Sunday, 26 June 2016

US Supreme Court decision on tribal court jurisdiction over non-tribal member

On June 23, 2016, the US Supreme Court issued a ruling on the issue of whether tribal courts have jurisdiction over non-tribal members in civil tort claims.

The decision was split 4-4, finding in favour of the jurisdiction of the Mississippi Band of Choctaw Indians, in the decision Dollar General v Mississippi Band of Choctaw Indians.  In essence this deadlock upholds the decision of the lower court, which found in favour of tribal jurisdiction.

The judgment from the US Supreme Court itself does not shed much light on the reasoning behind the decisions on either side, simply stating that “The judgment is affirmed by an equally divided Court.” 

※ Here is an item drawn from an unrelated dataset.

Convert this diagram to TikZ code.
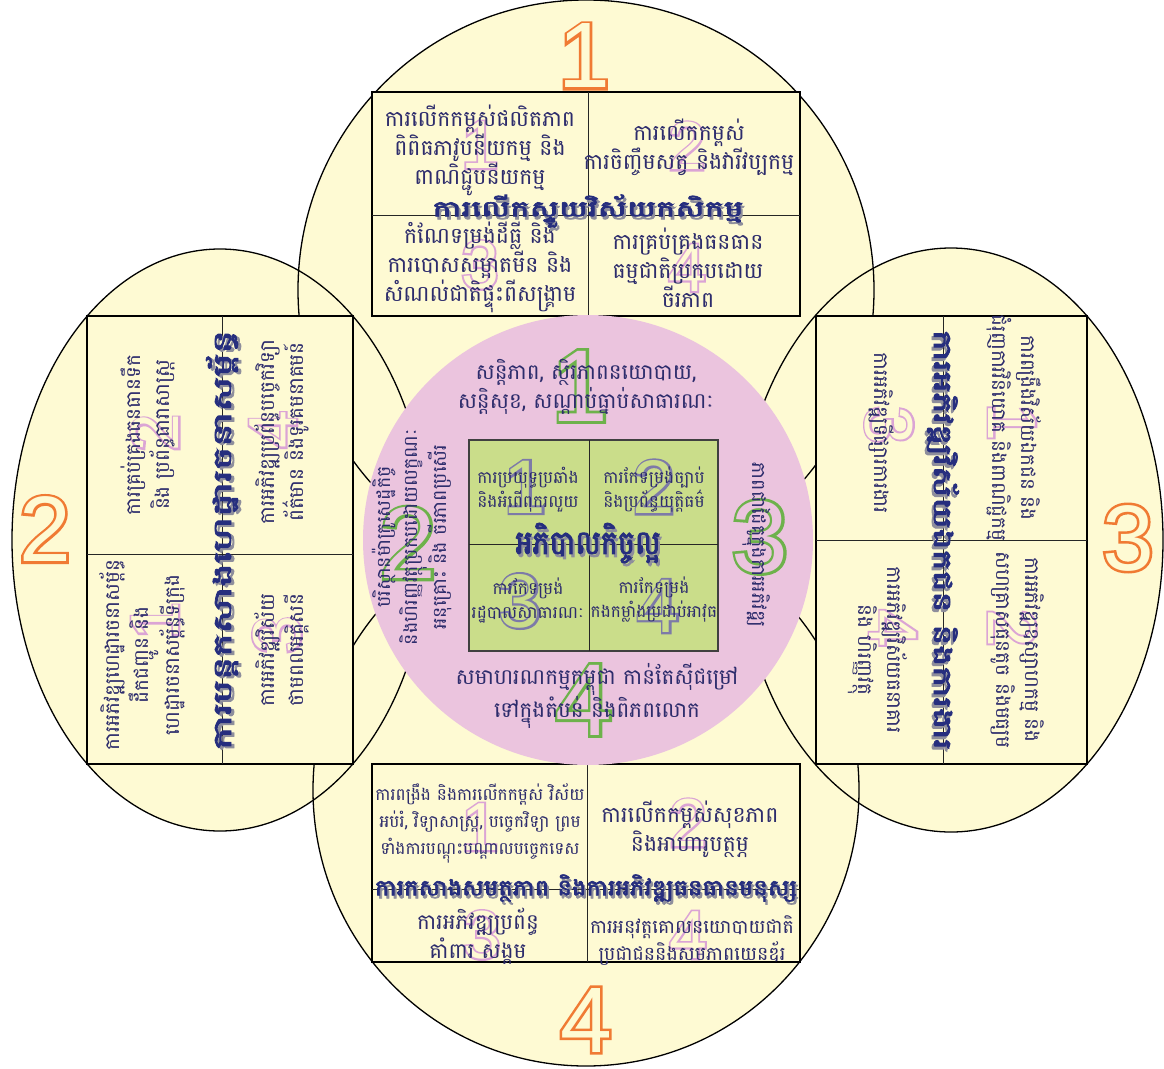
\documentclass[tikz,border=0pt]{standalone}
\usepackage{fontspec}
\newfontfamily\kh[Script=Khmer]{Battambang}
\newfontfamily\khb[Script=Khmer,FakeBold=3]{Battambang}
\newfontfamily\numf{Liberation Sans}
\newfontfamily\numfb[FakeBold=5.5]{Liberation Sans}
\definecolor{lobe}{HTML}{FEFAD3}
\definecolor{pinkc}{HTML}{EBC4DE}
\definecolor{greensq}{HTML}{CADD8A}
\definecolor{ink}{HTML}{2D2C6C}
\definecolor{ttl}{HTML}{262E7E}
\definecolor{shd}{HTML}{8E8E9C}
\definecolor{numor}{HTML}{F07A33}
\definecolor{numpk}{HTML}{DBA4D5}
\definecolor{numgr}{HTML}{6DB24B}
\definecolor{numpu}{HTML}{7D7AA8}
\begin{document}
\begin{tikzpicture}[x=1pt,y=-1pt,
  lobefill/.style={fill=lobe},
  lobeline/.style={draw=black,line width=1.3pt},
  box/.style={fill=lobe,draw=black,line width=1.4pt},
  divline/.style={draw=black!85,line width=0.9pt},
  txt/.style={text=ink,align=center,inner sep=0pt,font=\kh\fontsize{22}{29}\selectfont},
  txtc/.style={text=ink,align=center,inner sep=0pt,font=\kh\fontsize{21.5}{29}\selectfont},
  txtr/.style={text=ink,align=center,inner sep=0pt,font=\kh\fontsize{20}{29}\selectfont},
  txts/.style={text=ink,align=center,inner sep=0pt,font=\kh\fontsize{17}{27}\selectfont},
  txtm/.style={text=ink,align=center,inner sep=0pt,font=\kh\fontsize{19}{27}\selectfont},
  txtg/.style={text=ink,align=center,inner sep=0pt,font=\kh\fontsize{17}{24}\selectfont},
  ttlfg/.style={text=ttl,inner sep=0pt,font=\khb\fontsize{30}{30}\selectfont},
  ttlbg/.style={text=shd,inner sep=0pt,font=\khb\fontsize{30}{30}\selectfont},
  numO/.style={inner sep=0pt,text=lobe,font=\numf\fontsize{93}{93}\selectfont},
  numOb/.style={inner sep=0pt,text=numor,font=\numfb\fontsize{93}{93}\selectfont},
  numP/.style={inner sep=0pt,text=lobe,font=\numf\fontsize{68}{68}\selectfont},
  numPb/.style={inner sep=0pt,text=numpk,font=\numfb\fontsize{68}{68}\selectfont},
  numG/.style={inner sep=0pt,text=pinkc,font=\numf\fontsize{102}{102}\selectfont},
  numGb/.style={inner sep=0pt,text=numgr,font=\numfb\fontsize{102}{102}\selectfont},
  numU/.style={inner sep=0pt,text=greensq,font=\numf\fontsize{76}{76}\selectfont},
  numUb/.style={inner sep=0pt,text=numpu,font=\numfb\fontsize{76}{76}\selectfont}]
\useasboundingbox (0,0) rectangle (1164,1068);
% lobes
\path[lobefill] (586,290) ellipse [x radius=288pt,y radius=290pt];
\path[lobefill] (586,790) ellipse [x radius=273pt,y radius=276pt];
\path[lobefill] (220,540) ellipse [x radius=208pt,y radius=291pt];
\path[lobefill] (951,540) ellipse [x radius=212pt,y radius=292pt];
\path[lobeline] (586,290) ellipse [x radius=288pt,y radius=290pt];
\path[lobeline] (586,790) ellipse [x radius=273pt,y radius=276pt];
\path[lobeline] (220,540) ellipse [x radius=208pt,y radius=291pt];
\path[lobeline] (951,540) ellipse [x radius=212pt,y radius=292pt];
% rectangles
\path[box] (372,92) rectangle (800,316);
\path[divline] (588,92) -- (588,316) (372,215) -- (800,215);
\path[box] (87,316) rectangle (353,764);
\path[divline] (222,316) -- (222,764) (87,554) -- (353,554);
\path[box] (816,316) rectangle (1087,764);
\path[divline] (943,316) -- (943,764) (816,540) -- (1087,540);
\path[box] (372,764) rectangle (800,962);
\path[divline] (587,764) -- (587,962) (372,889) -- (800,889);
% pink circle and green square
\path[fill=pinkc] (588,540) circle [radius=225pt];
\path[fill=greensq,draw=black!75,line width=1.3pt] (469,440) rectangle (718,651);
\path[divline] (589,440) -- (589,651) (469,544) -- (718,544);
% orange numbers
\node[numOb] (o1b) at (584,56) {1};   \node[numO] (o1) at (584,56) {1};
\node[numOb] (o2b) at (45,529) {2};   \node[numO] (o2) at (45,529) {2};
\node[numOb] (o3b) at (1128,538) {3}; \node[numO] (o3) at (1128,538) {3};
\node[numOb] (o4b) at (586,1020) {4}; \node[numO] (o4) at (586,1020) {4};
% pink numbers
\node[numPb] (pt1b) at (480,145) {1}; \node[numP] (pt1) at (480,145) {1};
\node[numPb] (pt2b) at (687,146) {2}; \node[numP] (pt2) at (687,146) {2};
\node[numPb] (pt3b) at (480,265) {3}; \node[numP] (pt3) at (480,265) {3};
\node[numPb] (pt4b) at (687,268) {4}; \node[numP] (pt4) at (687,268) {4};
\node[numPb] (pb1b) at (480,827) {1}; \node[numP] (pb1) at (480,827) {1};
\node[numPb] (pb2b) at (688,823) {2}; \node[numP] (pb2) at (688,823) {2};
\node[numPb] (pb3b) at (482,935) {3}; \node[numP] (pb3) at (482,935) {3};
\node[numPb] (pb4b) at (688,935) {4}; \node[numP] (pb4) at (688,935) {4};
\node[numPb,rotate=90] (pl1b) at (155,621) {1}; \node[numP,rotate=90] (pl1) at (155,621) {1};
\node[numPb,rotate=90] (pl2b) at (155,433) {2}; \node[numP,rotate=90] (pl2) at (155,433) {2};
\node[numPb,rotate=90] (pl3b) at (277,635) {3}; \node[numP,rotate=90] (pl3) at (277,635) {3};
\node[numPb,rotate=90] (pl4b) at (273,430) {4}; \node[numP,rotate=90] (pl4) at (273,430) {4};
\node[numPb,rotate=-90] (pr1b) at (1012,422) {1}; \node[numP,rotate=-90] (pr1) at (1012,422) {1};
\node[numPb,rotate=-90] (pr2b) at (1012,628) {2}; \node[numP,rotate=-90] (pr2) at (1012,628) {2};
\node[numPb,rotate=-90] (pr3b) at (889,425) {3}; \node[numP,rotate=-90] (pr3) at (889,425) {3};
\node[numPb,rotate=-90] (pr4b) at (893,628) {4}; \node[numP,rotate=-90] (pr4) at (893,628) {4};
% green numbers
\node[numGb] (g1b) at (580,386) {1}; \node[numG] (g1) at (580,386) {1};
\node[numGb] (g2b) at (408,543) {2}; \node[numG] (g2) at (408,543) {2};
\node[numGb] (g3b) at (760,537) {3}; \node[numG] (g3) at (760,537) {3};
\node[numGb] (g4b) at (584,700) {4}; \node[numG] (g4) at (584,700) {4};
% purple numbers
\node[numUb] (u1b) at (525,487) {1}; \node[numU] (u1) at (525,487) {1};
\node[numUb] (u2b) at (654,487) {2}; \node[numU] (u2) at (654,487) {2};
\node[numUb] (u3b) at (520,601) {3}; \node[numU] (u3) at (520,601) {3};
\node[numUb] (u4b) at (658,606) {4}; \node[numU] (u4) at (658,606) {4};
% top rectangle texts
\node[txt] (tTL) at (480,150) {ការលើកកម្ពស់ផលិតភាព\\ពិពិធភាវូបនីយកម្ម និង\\ពាណិជ្ជូបនីយកម្ម};
\node[txt] (tTR) at (689,147) {ការលើកកម្ពស់\\ការចិញ្ចឹមសត្វ និងវារីវប្បកម្ម};
\node[txt] (tBL) at (480,267) {កំណែទម្រង់ដីធ្លី និង\\ការបោសសម្អាតមីន និង\\សំណល់ជាតិផ្ទុះពីសង្គ្រាម};
\node[txt] (tBR) at (688,268) {ការគ្រប់គ្រងធនធាន\\ធម្មជាតិប្រកបដោយ\\ចីរភាព};
\node[ttlbg] (tTs) at (590,214) {\resizebox*{311pt}{33pt}{ការលើកស្ទួយវិស័យកសិកម្ម}};
\node[ttlfg] (tT) at (588,211) {\resizebox*{311pt}{33pt}{ការលើកស្ទួយវិស័យកសិកម្ម}};
% left rectangle texts
\node[txtr,rotate=90] (l1) at (142,655) {ការអភិវឌ្ឍហេដ្ឋារចនាសម្ព័ន្ធ\\ដឹកជញ្ជូន និង\\ហេដ្ឋារចនាសម្ព័ន្ធទីក្រុង};
\node[txtr,rotate=90] (l2) at (148,435) {ការគ្រប់គ្រងធនធានទឹក\\និង ប្រព័ន្ធធារាសាស្ត្រ};
\node[txtr,rotate=90] (l3) at (282,650) {ការអភិវឌ្ឍវិស័យ\\ថាមពលអគ្គិសនី};
\node[txtr,rotate=90] (l4) at (282,432) {ការអភិវឌ្ឍប្រព័ន្ធបច្ចេកវិទ្យា\\ព័ត៌មាន និងទូរគមនាគមន៍};
\node[ttlbg,rotate=90] (lTs) at (225,542) {\resizebox*{420pt}{32pt}{ការបន្តកសាងហេដ្ឋារចនាសម្ព័ន្ធ}};
\node[ttlfg,rotate=90] (lT) at (222,540) {\resizebox*{420pt}{32pt}{ការបន្តកសាងហេដ្ឋារចនាសម្ព័ន្ធ}};
% right rectangle texts
\node[txtr,rotate=-90] (r1) at (1014,428) {ការពង្រឹងវិស័យឯកជន និង\\ជំរុញការវិនិយោគ និងពាណិជ្ជកម្ម};
\node[txtr,rotate=-90] (r2) at (1018,650) {ការអភិវឌ្ឍឧស្សាហកម្ម និង\\សហគ្រាសធុនតូច និងមធ្យម};
\node[txtr,rotate=-90] (r3) at (882,433) {ការអភិវឌ្ឍទីផ្សារការងារ};
\node[txtr,rotate=-90] (r4) at (878,650) {ការអភិវឌ្ឍវិស័យធនាគារ\\និង ហិរញ្ញវត្ថុ};
\node[ttlbg,rotate=-90] (rTs) at (941,543) {\resizebox*{420pt}{32pt}{ការអភិវឌ្ឍវិស័យឯកជន និងការងារ}};
\node[ttlfg,rotate=-90] (rT) at (943,540) {\resizebox*{420pt}{32pt}{ការអភិវឌ្ឍវិស័យឯកជន និងការងារ}};
% bottom rectangle texts
\node[txts] (bTL) at (480,823) {ការពង្រឹង និងការលើកកម្ពស់ វិស័យ\\អប់រំ, វិទ្យាសាស្ត្រ, បច្ចេកវិទ្យា ព្រម\\ទាំងការបណ្តុះបណ្តាលបច្ចេកទេស};
\node[txt] (bTR) at (690,829) {ការលើកកម្ពស់សុខភាព\\និងអាហារូបត្ថម្ភ};
\node[txtc] (bBL) at (478,936) {ការអភិវឌ្ឍប្រព័ន្ធ\\គាំពារ សង្គម};
\node[txtm] (bBR) at (692,941) {ការអនុវត្តគោលនយោបាយជាតិ\\ប្រជាជននិងសមភាពយេនឌ័រ};
\node[ttlbg] (bTs) at (588,891) {\resizebox*{422pt}{27pt}{ការកសាងសមត្ថភាព និងការអភិវឌ្ឍធនធានមនុស្ស}};
\node[ttlfg] (bT) at (586,888) {\resizebox*{422pt}{27pt}{ការកសាងសមត្ថភាព និងការអភិវឌ្ឍធនធានមនុស្ស}};
% pink circle texts
\node[txtc] (cT) at (586,387) {សន្តិភាព, ស្ថិរភាពនយោបាយ,\\សន្តិសុខ, សណ្តាប់ធ្នាប់សាធារណៈ};
\node[txtc] (cB) at (597,696) {សមាហរណកម្មកម្ពុជា កាន់តែស៊ីជម្រៅ\\ទៅក្នុងតំបន់ និងពិភពលោក};
\node[txtm,rotate=90] (cL) at (412,537) {បរិស្ថានម៉ាក្រូសេដ្ឋកិច្ច\\និងហិរញ្ញវត្ថុប្រកបដោយលក្ខណៈ\\អនុគ្រោះ និង ចីរភាពប្រសើរ};
\node[txtm,rotate=-90] (cR) at (757,545) {ភាពជាដៃគូក្នុងការអភិវឌ្ឍ};
% green square texts
\node[txtg] (gTL) at (528,490) {ការប្រយុទ្ធប្រឆាំង\\និងអំពើពុករលួយ};
\node[txtg] (gTR) at (654,490) {ការកែទម្រង់ច្បាប់\\និងប្រព័ន្ធយុត្តិធម៌};
\node[txtg] (gBL) at (528,601) {ការកែទម្រង់\\រដ្ឋបាលសាធារណៈ};
\node[txtg] (gBR) at (654,600) {ការកែទម្រង់\\កងកម្លាំងប្រដាប់អាវុធ};
\node[ttlbg] (gTs) at (590,546) {\resizebox*{145pt}{40pt}{អភិបាលកិច្ចល្អ}};
\node[ttlfg] (gT) at (588,543) {\resizebox*{145pt}{40pt}{អភិបាលកិច្ចល្អ}};
\end{tikzpicture}
\end{document}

As one opinion analysis notes, the case centered on the issue  of “exactly constitutes enough consent”  from non-members for  tribal jurisdiction to apply.

This decision is yet another part of the complex and at times unclear federal law on American Indians. One commentator notes that: 

 “Because of the uniqueness of Indian law and as a result of its patchwork nature, Justices have been known in private conversation to express frustration with the vagaries of Indian law cases. More than two decades ago, a Justice who was speaking in private to a group of scholars observed that when it came to Indian law, “we just make it up as we go.”

Useful commentary on the decision can also be found here. 

Will this decision provide clarity on the contentious issue of tribal jurisdiction, or is this to be regarded as an instance of the Court side-stepping a difficult question?